Import tariffs on used autos is a perfect example of how bureaucrats suffer from acute "rat vision." Our officials chose what they thought was the simplest solution: raise import tariffs on foreign autos. But there was no coordinated strategy, long-term planning or thorough analysis that took into consideration the likely consequences of this policy.

What is the result of this ill-conceived decision? Auto sales have plummeted, and layoffs at the country's plants continue. Moreover, companies selling, transporting and servicing used foreign automobiles in the Far East are closing their doors. In the end, thousands of people have lost their jobs in auto-related industries.

Russian bureaucracy is infamous for its uncoordinated and self-contradictory decisions and strategies -- lots of left hands not knowing what their right hands are doing. For example, when one federal agency jacks up import duties, another tries to protect free trade and open markets in preparation for Russia's bid to join the World Trade Organization. Meanwhile, the government is developing a new strategy to modernize up until 2020, but that strategy has absolutely no connection to the current crisis and economic conditions.

Laboratory studies have shown that, just like among bureaucrats, different rats have different IQ's. But rats have one clear advantage: They can make their decisions independently without having to consult with other rats. When officials try to reach a consensus, the result turns out even worse.

Russian bureaucrats are far from unique in their failure to see the big picture. U.S. strategists, both in the government and private sector, often suffer from this type of shortsightedness. Nonetheless, Russian officials are clearly a cut about the rest. Russia's strategy for combating the economic crisis is a case in point. You would have trouble finding a more hodgepodge sequence of Hail Mary government policies than the Kremlin's anti-crisis measures.
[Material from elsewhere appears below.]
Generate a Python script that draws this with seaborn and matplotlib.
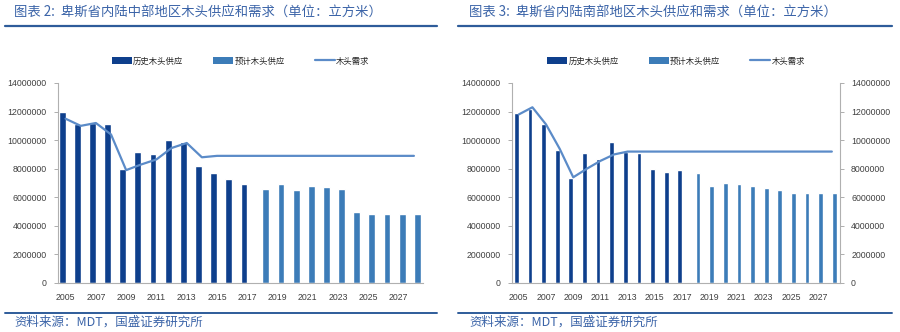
import numpy as np
import pandas as pd
import matplotlib
matplotlib.use("Agg")
import matplotlib.pyplot as plt
from matplotlib.lines import Line2D
from matplotlib.patches import Patch
import seaborn as sns

sns.set_theme(style="white")
plt.rcParams['font.family'] = ['Noto Sans CJK SC', 'DejaVu Sans']

years = [str(y) for y in range(2005, 2029)]
n_hist = 13  # 2005-2017 historical, 2018-2028 projected

# Panel 1: central interior
supply_central = [12000000, 11100000, 11200000, 11100000, 8000000, 9200000, 9050000,
                  10000000, 9900000, 8200000, 7700000, 7300000, 6900000,
                  6600000, 6950000, 6500000, 6800000, 6700000, 6600000, 5000000,
                  4800000, 4800000, 4800000, 4800000]
demand_central = [11500000, 11000000, 11200000, 10400000, 7900000, 8300000, 8650000,
                  9450000, 9800000, 8800000, 8900000, 8900000, 8900000,
                  8900000, 8900000, 8900000, 8900000, 8900000, 8900000, 8900000,
                  8900000, 8900000, 8900000, 8900000]

# Panel 2: southern interior
supply_south = [11900000, 12200000, 11150000, 9300000, 7350000, 9100000, 8700000,
                9900000, 9150000, 9100000, 8000000, 7800000, 7900000,
                7700000, 6780000, 7000000, 6900000, 6780000, 6660000, 6500000,
                6300000, 6300000, 6300000, 6300000]
demand_south = [11800000, 12300000, 11100000, 9400000, 7400000, 8000000, 8550000,
                9000000, 9200000, 9200000, 9200000, 9200000, 9200000,
                9200000, 9200000, 9200000, 9200000, 9200000, 9200000, 9200000,
                9200000, 9200000, 9200000, 9200000]

labels = ["历史木头供应", "预计木头供应", "木头需求"]
titles = ["图表 2:  卑斯省内陆中部地区木头供应和需求（单位：立方米）",
          "图表 3:  卑斯省内陆南部地区木头供应和需求（单位：立方米）"]
source = "资料来源：MDT，国盛证券研究所"
yticks = [0, 2000000, 4000000, 6000000, 8000000, 10000000, 12000000, 14000000]

C_HIST = "#0e3f8c"
C_PROJ = "#3c7cb8"
C_LINE = "#5b8bc8"
C_TITLE = "#3b64a8"
C_RULE = "#2e5c9a"
NUMFONT = ['Liberation Sans Narrow', 'Liberation Sans', 'DejaVu Sans']
NUMSIZE = 6.3

fig = plt.figure(figsize=(9, 3.32), dpi=100)
W, H = 900, 332


def make_df(supply):
    kinds = [labels[0] if i < n_hist else labels[1] for i in range(len(years))]
    return pd.DataFrame({"year": years, "value": supply, "kind": kinds})


def panel(rect_px, supply, demand, width, twin):
    x0, x1, ytop, ybot = rect_px
    ax = fig.add_axes([x0 / W, (H - ybot) / H, (x1 - x0) / W, (ybot - ytop) / H])
    df = make_df(supply)
    sns.barplot(data=df, x="year", y="value", hue="kind", order=years,
                hue_order=labels[:2], palette=[C_HIST, C_PROJ], dodge=True,
                width=width, saturation=1, ax=ax, legend=False)
    sns.lineplot(x=np.arange(len(years)), y=demand, color=C_LINE, linewidth=1.6,
                 ax=ax, legend=False)
    ax.set_xlim(-0.5, len(years) - 0.4)
    ax.set_ylim(0, 14000000)
    ax.set_yticks(yticks)
    ax.set_yticklabels([str(v) for v in yticks], family=NUMFONT, fontsize=NUMSIZE, color="#404040")
    ax.set_xticks(np.arange(0, len(years), 2))
    ax.set_xticklabels(years[::2], family=NUMFONT, fontsize=NUMSIZE, color="#404040")
    ax.set_xlabel("")
    ax.set_ylabel("")
    ax.tick_params(axis="x", length=0, pad=7)
    ax.tick_params(axis="y", length=3, width=0.6, color="#a0a0a0", pad=5, left=True)
    for s in ["top", "right"]:
        ax.spines[s].set_visible(False)
    for s in ["left", "bottom"]:
        ax.spines[s].set_color("#b0b0b0")
        ax.spines[s].set_linewidth(0.8)
    ax.grid(False)
    if twin:
        ax2 = ax.twinx()
        ax2.set_ylim(0, 14000000)
        ax2.set_yticks(yticks)
        ax2.set_yticklabels([str(v) for v in yticks], family=NUMFONT, fontsize=NUMSIZE, color="#404040")
        ax2.tick_params(axis="y", length=3, width=0.6, color="#a0a0a0", pad=5, right=True)
        for s in ["top", "left", "bottom"]:
            ax2.spines[s].set_visible(False)
        ax2.spines["right"].set_color("#b0b0b0")
        ax2.spines["right"].set_linewidth(0.8)
        ax2.grid(False)
    handles = [Patch(facecolor=C_HIST, edgecolor="none"),
               Patch(facecolor=C_PROJ, edgecolor="none"),
               Line2D([0], [0], color=C_LINE, linewidth=1.6)]
    cx = (x0 + x1) / 2 / W
    fig.legend(handles, labels, loc="center", bbox_to_anchor=(cx, (H - 61) / H),
               ncol=3, frameon=False, fontsize=6, handlelength=2.4, handleheight=1.0,
               columnspacing=3.6, handletextpad=0.15)
    return ax


def decorate(xl, xr, title, tx):
    fig.text(tx / W, (H - 13) / H, title, color=C_TITLE, fontsize=9.6, va="center",
             ha="left", style="italic")
    fig.add_artist(Line2D([xl / W, xr / W], [(H - 26) / H] * 2, color=C_RULE,
                          linewidth=1.6, transform=fig.transFigure))
    fig.add_artist(Line2D([xl / W, xr / W], [(H - 313) / H] * 2, color=C_RULE,
                          linewidth=1.4, transform=fig.transFigure))
    fig.text(tx / W, (H - 322) / H, source, color=C_TITLE, fontsize=9, va="center",
             ha="left", style="italic")


panel((58, 423, 83, 283), supply_central, demand_central, 0.9, False)
panel((512, 840, 83, 283), supply_south, demand_south, 0.7, True)
decorate(5, 437, titles[0], 14)
decorate(458, 892, titles[1], 469)

fig.savefig("out.png", dpi=100, facecolor="white")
The government throws hundreds of billions of rubles into the economy without any attempt to increase companies' overall performance and without addressing the underlining reasons why the companies got into trouble in the first place.
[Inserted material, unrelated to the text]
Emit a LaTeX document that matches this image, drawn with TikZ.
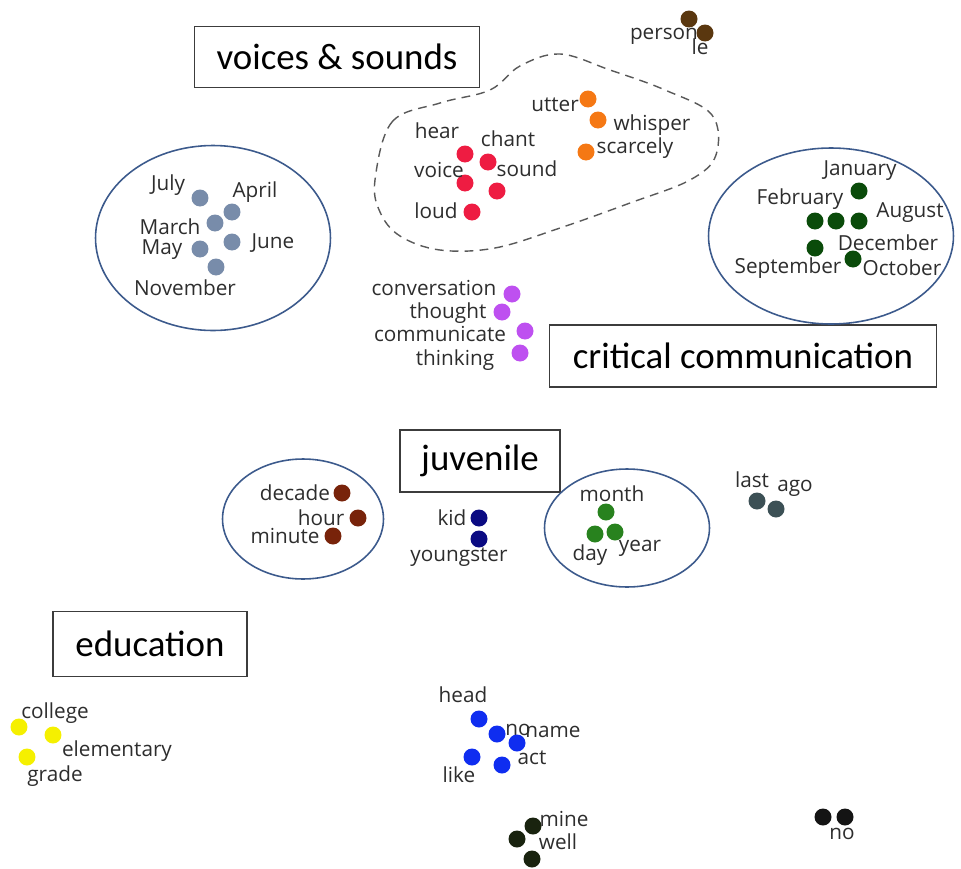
\documentclass[tikz,border=0pt]{standalone}
\usepackage{fontspec}
\setmainfont{Carlito}
\newfontfamily\wordfont{Open Sans}
\usetikzlibrary{shapes.geometric}
\definecolor{vred}{RGB}{238,28,66}
\definecolor{vorange}{RGB}{245,120,20}
\definecolor{pbrown}{RGB}{90,55,15}
\definecolor{mgray}{RGB}{120,140,170}
\definecolor{mgreen}{RGB}{10,75,10}
\definecolor{cpurple}{RGB}{190,80,240}
\definecolor{dbrown}{RGB}{120,35,10}
\definecolor{knavy}{RGB}{10,10,130}
\definecolor{ygreen}{RGB}{40,130,30}
\definecolor{lslate}{RGB}{60,80,85}
\definecolor{eyellow}{RGB}{245,240,0}
\definecolor{hblue}{RGB}{15,45,240}
\definecolor{wdark}{RGB}{25,35,15}
\definecolor{nblack}{RGB}{20,20,20}
\definecolor{ringblue}{RGB}{60,90,140}
\definecolor{boxgray}{RGB}{60,60,60}
\definecolor{wordgray}{RGB}{45,45,45}

\begin{document}
\begin{tikzpicture}
	[x=0.02cm,y=-0.02cm,
	 dot/.style={circle,inner sep=0pt,minimum size=0.34cm},
	 word/.style={inner sep=0pt,text=wordgray,font=\wordfont\fontsize{11.8}{13}\selectfont},
	 title/.style={draw=boxgray,line width=0.9pt,inner sep=0pt,font=\fontsize{21}{24}\selectfont},
	 group/.style={draw=ringblue,line width=0.9pt,ellipse,inner sep=0pt}]
\useasboundingbox (0,0) rectangle (961,869);
% titles
\node[title,minimum width=5.7cm,minimum height=1.22cm] (voices) at (337,57) {voices \& sounds};
\node[title,minimum width=7.74cm,minimum height=1.24cm] (critical) at (743,356) {critical communication};
\node[title,minimum width=3.2cm,minimum height=1.24cm] (juvenile) at (480,461) {juvenile};
\node[title,minimum width=3.88cm,minimum height=1.3cm] (education) at (150,644) {education};
% rings
\node[group,minimum width=4.7cm,minimum height=3.7cm] (months-l) at (213,238) {};
\node[group,minimum width=4.9cm,minimum height=3.52cm] (months-r) at (831,236) {};
\node[group,minimum width=3.22cm,minimum height=2.4cm] (times) at (303,519) {};
\node[group,minimum width=3.3cm,minimum height=2.36cm] (years) at (627,528) {};
% dashed blob round the voices
\draw[boxgray!85,line width=0.8pt,dash pattern=on 5pt off 3.5pt]
  plot[smooth cycle,tension=0.6] coordinates {(375,180) (392,122) (440,103) (490,90) (520,66)
  (560,54) (610,70) (665,90) (712,115) (716,155) (690,180) (630,203) (560,228) (495,248)
  (440,250) (400,236) (380,212)};
% words
\foreach \n/\x/\y/\lx/\ly in {hear/465/154/437/131, chant/488/162/508/139, voice/465/183/439/170,
  sound/497/191/527/169, loud/472/212/436/211}
{\node[dot,fill=vred] (\n) at (\x,\y) {};
 \node[word] (\n-w) at (\lx,\ly) {\n};}
\foreach \n/\x/\y/\lx/\ly in {utter/588/99/555/105, whisper/598/120/652/125, scarcely/586/152/635/148}
{\node[dot,fill=vorange] (\n) at (\x,\y) {};
 \node[word] (\n-w) at (\lx,\ly) {\n};}
\foreach \n/\x/\y/\lx/\ly in {person/689/19/664/36, le/705/33/700/47}
{\node[word] (\n-w) at (\lx,\ly) {\n};
 \node[dot,fill=pbrown] (\n) at (\x,\y) {};}
\foreach \n/\x/\y/\lx/\ly in {July/200/198/168/185, April/232/212/255/192, March/215/223/170/227,
  June/232/242/273/243, May/200/249/162/250, November/216/267/185/288}
{\node[dot,fill=mgray] (\n) at (\x,\y) {};
 \node[word] (\n-w) at (\lx,\ly) {\n};}
\foreach \n/\x/\y/\lx/\ly in {January/859/191/860/171, February/815/221/800/199, December/836/221/888/243,
  August/859/221/910/213, September/815/248/788/268, October/853/259/902/268}
{\node[dot,fill=mgreen] (\n) at (\x,\y) {};
 \node[word] (\n-w) at (\lx,\ly) {\n};}
\foreach \n/\x/\y/\lx/\ly in {conversation/512/294/434/288, thought/502/312/448/313,
  communicate/525/331/440/334, thinking/520/353/455/360}
{\node[dot,fill=cpurple] (\n) at (\x,\y) {};
 \node[word] (\n-w) at (\lx,\ly) {\n};}
\foreach \n/\x/\y/\lx/\ly in {decade/342/493/295/493, hour/358/518/321/518, minute/333/536/285/536}
{\node[dot,fill=dbrown] (\n) at (\x,\y) {};
 \node[word] (\n-w) at (\lx,\ly) {\n};}
\foreach \n/\x/\y/\lx/\ly in {kid/479/518/452/518, youngster/479/539/459/557}
{\node[dot,fill=knavy] (\n) at (\x,\y) {};
 \node[word] (\n-w) at (\lx,\ly) {\n};}
\foreach \n/\x/\y/\lx/\ly in {month/606/512/612/494, day/595/534/590/555, year/615/532/640/548}
{\node[dot,fill=ygreen] (\n) at (\x,\y) {};
 \node[word] (\n-w) at (\lx,\ly) {\n};}
\foreach \n/\x/\y/\lx/\ly in {last/757/501/752/480, ago/776/509/795/488}
{\node[dot,fill=lslate] (\n) at (\x,\y) {};
 \node[word] (\n-w) at (\lx,\ly) {\n};}
\foreach \n/\x/\y/\lx/\ly in {college/19/727/55/713, elementary/53/735/117/751, grade/27/757/55/776}
{\node[dot,fill=eyellow] (\n) at (\x,\y) {};
 \node[word] (\n-w) at (\lx,\ly) {\n};}
\foreach \n/\x/\y/\lx/\ly in {head/479/719/463/695, no/497/734/518/730, name/517/743/553/732,
  like/472/757/459/775, act/502/765/532/758}
{\node[dot,fill=hblue] (\n) at (\x,\y) {};
 \node[word] (\n-w) at (\lx,\ly) {\n};}
\foreach \n/\x/\y/\lx/\ly in {mine/533/826/564/819, well/517/839/558/842}
{\node[dot,fill=wdark] (\n) at (\x,\y) {};
 \node[word] (\n-w) at (\lx,\ly) {\n};}
\node[dot,fill=wdark] (well-low) at (532,859) {};
\node[word] (no-end-w) at (842,834) {no};
\node[dot,fill=nblack] (no-a) at (823,817) {};
\node[dot,fill=nblack] (no-b) at (845,817) {};
\end{tikzpicture}
\end{document}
Government intervention is clumsily combined with free-market measures, and the result at the end of the day is that the two approaches effectively cancel each other out. Government agencies buy up products for which they have absolutely no need, justifying it as "support for manufacturers." Municipal authorities hand over huge sums for empty apartments in an attempt to prevent a fall in real estate prices -- the very thing middle-class Russians have been praying for. Meanwhile, Russians follows events with a mixture of confusion and horror, trying to find logic in the incoherent resolutions, announcements and decrees that are packaged as "anti-crisis measures."

A friend of mine who has long experience working with laboratory rats said, "Rats are stupid, but their sense of awareness and perception is amazingly versatile. They don't understand anything, but they are capable of learning quickly. In this respect, they have one up on the bureaucrats."

Boris Kagarlitsky is the director of the Institute of Globalization Studies.